I decided to stay positive. I clapped back when people clapped encouragement. I encouraged others to keep going. I smiled at volunteers, thanked everyone I could and gave high fives. I chose to stay connected, when everything in me wanted to shrink back and play small and hollow. And this is still new to me. It was like watching another dude doing that.
Sure I have my dreams. I would love to qualify for Boston one day (I would have to run over one-and-a-half hours quicker than my time yesterday). It could be two or three years from now, it could be ten years, it may never be in the cards for me. All I can do is my simple best – put forth a noble effort and leave the outcome to Creator. I am looking for a coach now and want to take it a bit more seriously. I liked my 42.2 kilometers of humble pie, in a strange way. Sloppy but satisfying. It had a cleansing tone to it. But in the end, I have to see it for what it is. I am doing my best within my means. Any sort of expectations only ramps up resentments.
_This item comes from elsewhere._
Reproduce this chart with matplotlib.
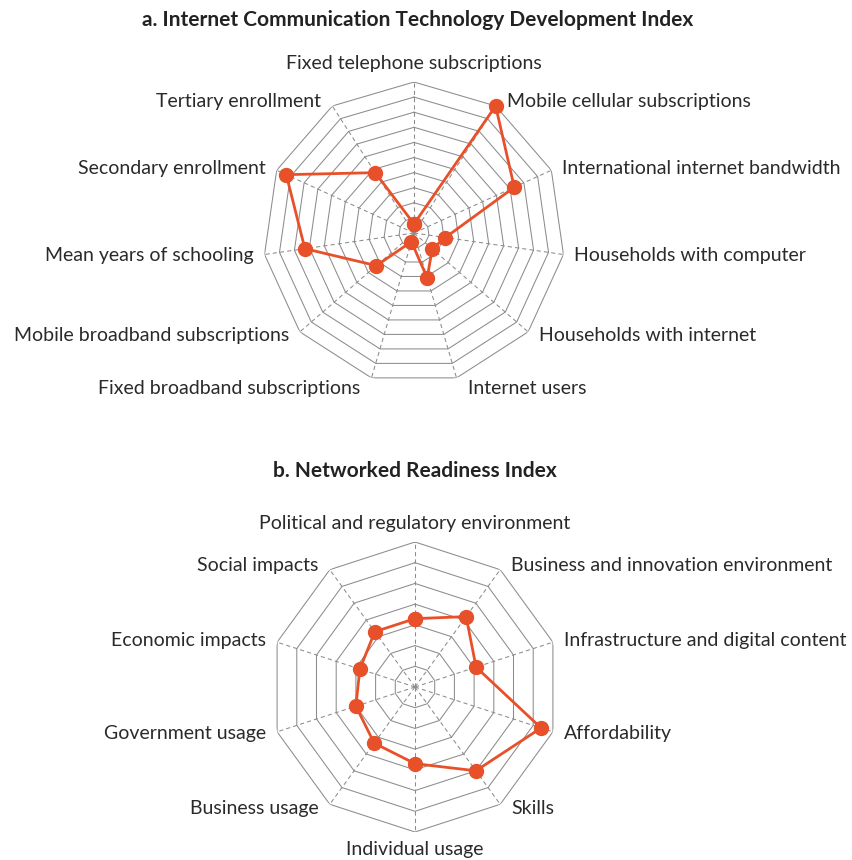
#!/usr/bin/env python3

import numpy as np
import matplotlib.pyplot as plt

plt.rcParams['font.family'] = ['Lato', 'DejaVu Sans']

# a. ICT Development Index (0-10 scale)
ict_labels = ['Fixed telephone subscriptions', 'Mobile cellular subscriptions',
              'International internet bandwidth', 'Households with computer',
              'Households with internet', 'Internet users',
              'Fixed broadband subscriptions', 'Mobile broadband subscriptions',
              'Mean years of schooling', 'Secondary enrollment', 'Tertiary enrollment']
ict_values = [0.6, 10.0, 7.3, 2.1, 1.6, 3.1, 0.6, 3.3, 7.3, 9.3, 4.75]

# b. Networked Readiness Index (0-7 scale)
nri_labels = ['Political and regulatory environment', 'Business and innovation environment',
              'Infrastructure and digital content', 'Affordability', 'Skills',
              'Individual usage', 'Business usage', 'Government usage',
              'Economic impacts', 'Social impacts']
nri_values = [3.3, 4.2, 3.1, 6.4, 5.0, 3.7, 3.35, 3.0, 2.8, 3.3]

RED = '#e8502a'
GRID = '#8c8c8c'
PX = 0.72  # points per pixel at 100 dpi


def radar(ax, labels, values, rmax):
    n = len(labels)
    theta = np.arange(n) * 2 * np.pi / n
    ax.set_theta_zero_location('N')
    ax.set_theta_direction(-1)
    ax.set_ylim(0, rmax)
    ax.grid(False)
    ax.spines['polar'].set_visible(False)
    ax.set_xticks([])
    ax.set_yticks([])
    ax.patch.set_alpha(0)

    closed = np.append(theta, theta[0])
    for r in range(1, rmax + 1):
        ax.plot(closed, [r] * len(closed), color=GRID, lw=0.75, zorder=1)
    for t in theta:
        ax.plot([t, t], [0, rmax], color=GRID, lw=0.75, ls=(0, (4, 3)), zorder=1)

    vals = np.append(values, values[0])
    ax.plot(closed, vals, color=RED, lw=2, marker='o', ms=10, zorder=3, clip_on=False)

    for t, lab in zip(theta, labels):
        s = np.sin(t)
        c = np.cos(t)
        if abs(s) < 0.1:
            ha, dx, dy = 'center', 0, 18 * np.sign(c)
        else:
            ha = 'left' if s > 0 else 'right'
            dx = 11 * np.sign(s)
            dy = 5 * c if abs(s) > 0.35 else -11
        ax.annotate(lab, xy=(t, rmax), xytext=(dx * PX, dy * PX),
                    textcoords='offset points', ha=ha, va='center',
                    fontsize=14, color='#2a2a2a', annotation_clip=False)


fig = plt.figure(figsize=(8.52, 8.60), dpi=100)
W, H = 852, 860

# chart a: centre (414, 233), radius 151 px
cx, cy, R = 414, 233, 151
ax1 = fig.add_axes([(cx - R) / W, (H - cy - R) / H, 2 * R / W, 2 * R / H], projection='polar')
radar(ax1, ict_labels, ict_values, 10)

# chart b: centre (415, 687), radius 145 px
cx, cy, R = 415, 687, 145
ax2 = fig.add_axes([(cx - R) / W, (H - cy - R) / H, 2 * R / W, 2 * R / H], projection='polar')
radar(ax2, nri_labels, nri_values, 7)

fig.text(418 / W, 1 - 20 / H, 'a. Internet Communication Technology Development Index',
         ha='center', va='center', fontsize=15, fontweight='bold', color='#222222')
fig.text(415 / W, 1 - 471 / H, 'b. Networked Readiness Index',
         ha='center', va='center', fontsize=15, fontweight='bold', color='#222222')

fig.savefig('out.png', dpi=100, facecolor='white')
Today is a rest day. I am having a hard time sitting still, but doing my best to chill and stay in the moment. My mind is at some sort of rest too. I just found out that my dad’s cancer hasn’t reached his lungs, so we have that in our corner. There are still surgeries to be performed, but we know it will be alright.
I ran a race. It was a new experience for me. But in the grand scheme of things, it’s not much compared to the journeys many other people are on right now. Like my dad’s. Or those still struggling with addiction.
Perspective is a grand thing, ain’t it?
P.S The only two people I ran into before the race were two guys – one is a champion runner and also an addict in recovery who I know from social media (and we plan to have coffee soon) and the other was one of my counsellors in treatment. Funny that they were the only two I met. Coincidence?